August 27th, 2010

Writes the New York Times:

Is it really possible to diagnose such a grown-up affliction in such a young child? And is diagnosing clinical depression in a preschooler a good idea, or are children that young too immature, too changeable, too temperamental to be laden with such a momentous label? Preschool depression may be a legitimate ailment, one that could gain traction with parents in the way that attention deficit hyperactivity disorder (A.D.H.D.) and oppositional defiant disorder (O.D.D.) — afflictions few people heard of 30 years ago — have entered the what-to-worry-about lexicon. But when the rate of development among children varies so widely and burgeoning personalities are still in flux, how can we know at what point a child crosses the line from altogether unremarkable to somewhat different to clinically disordered? Just how early can depression begin?

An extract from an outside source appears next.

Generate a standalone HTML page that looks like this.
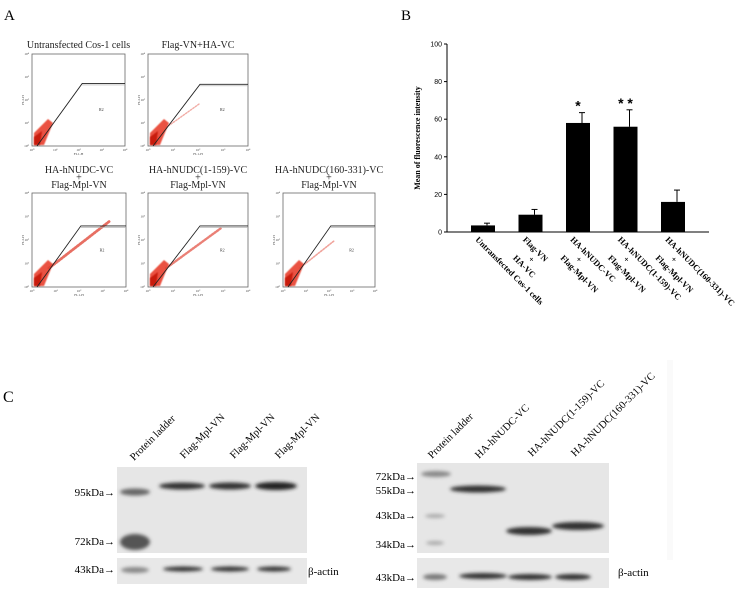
<!DOCTYPE html>
<html><head><meta charset="utf-8"><style>
html,body{margin:0;padding:0;background:#fff;width:746px;height:592px;overflow:hidden}
svg{display:block;font-family:"Liberation Serif",serif}
</style></head><body>
<svg id="fig" width="746" height="592" viewBox="0 0 746 592">
<defs>
<filter id="blur1" x="-50%" y="-50%" width="200%" height="200%"><feGaussianBlur stdDeviation="1.8"/></filter>
<filter id="blur2" x="-50%" y="-50%" width="200%" height="200%"><feGaussianBlur stdDeviation="0.6"/></filter>
</defs>
<text x="4" y="20" font-size="15">A</text>
<text x="401" y="20" font-size="15">B</text>
<text x="3" y="402" font-size="16">C</text>
<g id="panelA"></g>
<g id="panelB"></g>
<g id="panelC">
  <rect x="117" y="467" width="190" height="86" fill="#e6e6e6"/>
  <rect x="117" y="558" width="190" height="26" fill="#e8e8e8"/>
  <g filter="url(#blur1)">
    <ellipse cx="135" cy="492" rx="15" ry="3.5" fill="#666"/>
    <ellipse cx="135" cy="542" rx="15" ry="8" fill="#555"/>
    <ellipse cx="182" cy="486" rx="23" ry="3.5" fill="#333"/>
    <ellipse cx="230" cy="486" rx="21" ry="3.5" fill="#333"/>
    <ellipse cx="276" cy="486" rx="21" ry="4" fill="#222"/>
    <ellipse cx="135" cy="570" rx="14" ry="3" fill="#888"/>
    <ellipse cx="183" cy="569" rx="20" ry="2.5" fill="#333"/>
    <ellipse cx="230" cy="569" rx="19" ry="2.5" fill="#333"/>
    <ellipse cx="274" cy="569" rx="17" ry="2.5" fill="#333"/>
  </g>
  <g font-size="11" text-anchor="end">
    <text x="115" y="496">95kDa→</text>
    <text x="115" y="545">72kDa→</text>
    <text x="115" y="573">43kDa→</text>
  </g>
  <text x="308" y="575" font-size="11">β-actin</text>
  <g font-size="10.5">
    <text transform="translate(134,461) rotate(-45)">Protein ladder</text>
    <text transform="translate(184,459) rotate(-45)">Flag-Mpl-VN</text>
    <text transform="translate(234,459) rotate(-45)">Flag-Mpl-VN</text>
    <text transform="translate(279,459) rotate(-45)">Flag-Mpl-VN</text>
  </g>
  <rect x="417" y="463" width="192" height="90" fill="#e6e6e6"/>
  <rect x="417" y="558" width="192" height="30" fill="#e8e8e8"/>
  <rect x="667" y="360" width="6" height="200" fill="#fafafa"/>
  <g filter="url(#blur1)">
    <ellipse cx="436" cy="474" rx="15" ry="3" fill="#888"/>
    <ellipse cx="435" cy="516" rx="10" ry="2" fill="#aaa"/>
    <ellipse cx="435" cy="543" rx="9" ry="2" fill="#aaa"/>
    <ellipse cx="478" cy="489" rx="28" ry="3.5" fill="#333"/>
    <ellipse cx="529" cy="531" rx="23" ry="4" fill="#333"/>
    <ellipse cx="578" cy="526" rx="26" ry="4" fill="#333"/>
    <ellipse cx="435" cy="577" rx="12" ry="3" fill="#777"/>
    <ellipse cx="483" cy="576" rx="24" ry="3" fill="#333"/>
    <ellipse cx="530" cy="577" rx="22" ry="3" fill="#333"/>
    <ellipse cx="573" cy="577" rx="18" ry="3" fill="#333"/>
  </g>
  <g font-size="11" text-anchor="end">
    <text x="416" y="480">72kDa→</text>
    <text x="416" y="494">55kDa→</text>
    <text x="416" y="519">43kDa→</text>
    <text x="416" y="548">34kDa→</text>
    <text x="416" y="581">43kDa→</text>
  </g>
  <text x="618" y="576" font-size="11">β-actin</text>
  <g font-size="10.5">
    <text transform="translate(432,459) rotate(-45)">Protein ladder</text>
    <text transform="translate(479,459) rotate(-45)">HA-hNUDC-VC</text>
    <text transform="translate(532,457) rotate(-45)">HA-hNUDC(1-159)-VC</text>
    <text transform="translate(575,457) rotate(-45)">HA-hNUDC(160-331)-VC</text>
  </g>
</g>
</svg>
<script>
// ---- Panel B data ----
const categories = ["Untransfected Cos-1 cells", "Flag-VN+HA-VC", "HA-hNUDC-VC+Flag-Mpl-VN", "HA-hNUDC(1-159)-VC+Flag-Mpl-VN", "HA-hNUDC(160-331)-VC+Flag-Mpl-VN"];
const labelLines = [["Untransfected Cos-1 cells"], ["Flag-VN", "+", "HA-VC"], ["HA-hNUDC-VC", "+", "Flag-Mpl-VN"], ["HA-hNUDC(1-159)-VC", "+", "Flag-Mpl-VN"], ["HA-hNUDC(160-331)-VC", "+", "Flag-Mpl-VN"]];
const meanValues = [3.5, 9.2, 58, 56, 16];
const errorValues = [1.2, 2.8, 5.5, 9, 6.3];
const significance = ["", "", "*", "* *", ""];
const yTicks = [0, 20, 40, 60, 80, 100];

const NS = "http://www.w3.org/2000/svg";
function mk(tag, attrs, parent) {
  const e = document.createElementNS(NS, tag);
  for (const k in attrs) e.setAttribute(k, attrs[k]);
  parent.appendChild(e);
  return e;
}
const B = document.getElementById("panelB");
const axL = 447, axR = 709, axB = 232, axT = 44;
function yScale(v) { return axB - (v / 100) * (axB - axT); }
function xScale(i) { return 483 + i * ((673 - 483) / (categories.length - 1)); }
const yAxis = mk("line", {x1: axL, y1: axT, x2: axL, y2: axB, stroke: "#000", "stroke-width": 1}, B);


const xAxis = mk("line", {x1: axL, y1: axB, x2: axR, y2: axB, stroke: "#000", "stroke-width": 1}, B);


yTicks.forEach(t => {
  const y = yScale(t);
  mk("line", {x1: axL - 3, y1: y, x2: axL, y2: y, stroke: "#000"}, B);
  const tx = mk("text", {x: axL - 5, y: y + 2.5, "font-size": 7, "text-anchor": "end", "font-family": "Liberation Sans, sans-serif"}, B);
  tx.textContent = t;
  
  
});
const yt = mk("text", {transform: "translate(420,138) rotate(-90)", "font-size": 8, "font-weight": "bold", "text-anchor": "middle"}, B);
yt.textContent = "Mean of fluorescence intensity";


const bw = 24;
meanValues.forEach((v, i) => {
  const cx = xScale(i);
  const top = yScale(v), et = yScale(v + errorValues[i]);
  const eb = mk("line", {x1: cx + 4, y1: et, x2: cx + 4, y2: top, stroke: "#000", "stroke-width": 1}, B);
  
  
  mk("line", {x1: cx + 1, y1: et, x2: cx + 7, y2: et, stroke: "#000"}, B);
  const r = mk("rect", {x: cx - bw / 2, y: top, width: bw, height: axB - top, fill: "#000"}, B);
  
  
  if (significance[i]) {
    const s = mk("text", {x: cx, y: et - 2, "font-size": 14, "font-weight": "bold", "text-anchor": "middle", "font-family": "Liberation Sans, sans-serif"}, B);
    s.textContent = significance[i];
    
    
  }
  const g = mk("g", {transform: "translate(" + (cx - 6) + ",238) rotate(45)", "font-size": 8.5, "font-weight": "bold"}, B);
  
  
  labelLines[i].forEach((ln, j) => {
    const t = mk("text", j === 1 ? {x: 20, y: 3 + j * 10, "text-anchor": "middle"} : {x: j * 3, y: j * 10 + 3}, g);
    t.textContent = ln;
  });
});

// ---- Panel A flow cytometry plots ----
const A = document.getElementById("panelA");
const plots = [
  {x: 32, y: 54, w: 93, h: 92, title: ["Untransfected Cos-1 cells"], tail: 0, kx: 0.54, ky: 0.32},
  {x: 148, y: 54, w: 100, h: 92, title: ["Flag-VN+HA-VC"], tail: 0.3, kx: 0.52, ky: 0.33},
  {x: 32, y: 193, w: 94, h: 94, title: ["HA-hNUDC-VC", "+", "Flag-Mpl-VN"], tail: 1, kx: 0.52, ky: 0.35},
  {x: 148, y: 193, w: 100, h: 94, title: ["HA-hNUDC(1-159)-VC", "+", "Flag-Mpl-VN"], tail: 0.8, kx: 0.52, ky: 0.35},
  {x: 283, y: 193, w: 92, h: 94, title: ["HA-hNUDC(160-331)-VC", "+", "Flag-Mpl-VN"], tail: 0.4, kx: 0.52, ky: 0.35}
];
plots.forEach((p, i) => {
  const g = mk("g", {}, A);
  
  
  const cx = p.x + p.w / 2;
  p.title.forEach((ln, j) => {
    const t = mk("text", {x: cx, y: (p.title.length === 1 ? p.y - 6 : p.y - 20 + j * 7.5) , "font-size": 10, "text-anchor": "middle", fill: "#222"}, g);
    t.textContent = ln;
  });
  mk("rect", {x: p.x, y: p.y, width: p.w, height: p.h, fill: "#fff", stroke: "#666", "stroke-width": 0.8}, g);
  const bx = p.x + 2, by = p.y + p.h - 1;
  mk("polygon", {points: bx + "," + by + " " + (bx) + "," + (by - 12) + " " + (bx + 14) + "," + (by - 26) + " " + (bx + 19) + "," + (by - 22) + " " + (bx + 10) + "," + by, fill: "#e8402e", opacity: 0.9, filter: "url(#blur2)"}, g);
  mk("polygon", {points: bx + "," + by + " " + bx + "," + (by - 8) + " " + (bx + 8) + "," + (by - 14) + " " + (bx + 6) + "," + by, fill: "#c81e10", filter: "url(#blur2)"}, g);
  if (p.tail > 0) {
    const len = 0.25 + 0.55 * p.tail;
    mk("line", {x1: p.x + 0.18 * p.w, y1: p.y + 0.8 * p.h, x2: p.x + (0.18 + len * 0.8) * p.w, y2: p.y + (0.8 - len * 0.62) * p.h, stroke: "#e04030", "stroke-width": 0.8 + 2 * p.tail, "stroke-dasharray": "1.5 1.5", opacity: 0.3 + 0.45 * p.tail, "stroke-linecap": "round"}, g);
  }
  const kx = p.x + p.kx * p.w, ky = p.y + p.ky * p.h;
  mk("polyline", {points: (p.x + 5) + "," + (p.y + p.h) + " " + kx + "," + ky + " " + (p.x + p.w) + "," + ky, fill: "none", stroke: "#222", "stroke-width": 0.9}, g);
  mk("line", {x1: kx, y1: ky + 1.5, x2: p.x + p.w, y2: ky + 1.5, stroke: "#aaa", "stroke-width": 0.6}, g);
  const r2 = mk("text", {x: p.x + 0.72 * p.w, y: p.y + 0.62 * p.h, "font-size": 4, fill: "#333"}, g);
  r2.textContent = "R2";
  ["10⁰", "10¹", "10²", "10³", "10⁴"].forEach((lab, k) => {
    const tx = mk("text", {x: p.x + k * p.w / 4, y: p.y + p.h + 5, "font-size": 3.5, "text-anchor": "middle", fill: "#444"}, g);
    tx.textContent = lab;
    const ty = mk("text", {x: p.x - 3, y: p.y + p.h - k * p.h / 4 + 1, "font-size": 3.5, "text-anchor": "end", fill: "#444"}, g);
    ty.textContent = lab;
  });
  const xl = mk("text", {x: cx, y: p.y + p.h + 9, "font-size": 3.5, "text-anchor": "middle", fill: "#444"}, g);
  xl.textContent = "FL1-H";
  const yl = mk("text", {transform: "translate(" + (p.x - 8) + "," + (p.y + p.h / 2) + ") rotate(-90)", "font-size": 3.5, "text-anchor": "middle", fill: "#444"}, g);
  yl.textContent = "FL2-H";
});
</script>
</body></html>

The answer, according to recent research, seems to be earlier than expected. Today a number of child psychiatrists and developmental psychologists say depression can surface in children as young as 2 or 3. “The idea is very threatening,” says Joan Luby, a professor of child psychiatry at Washington University School of Medicine, who gave Kiran his diagnosis and whose research on preschool depression has often met with resistance. “In my 20 years of research, it’s been slowly eroding,” Luby says of that resistance. “But some hard-core scientists still brush the idea off as mushy or psychobabble, and laypeople think the idea is ridiculous.”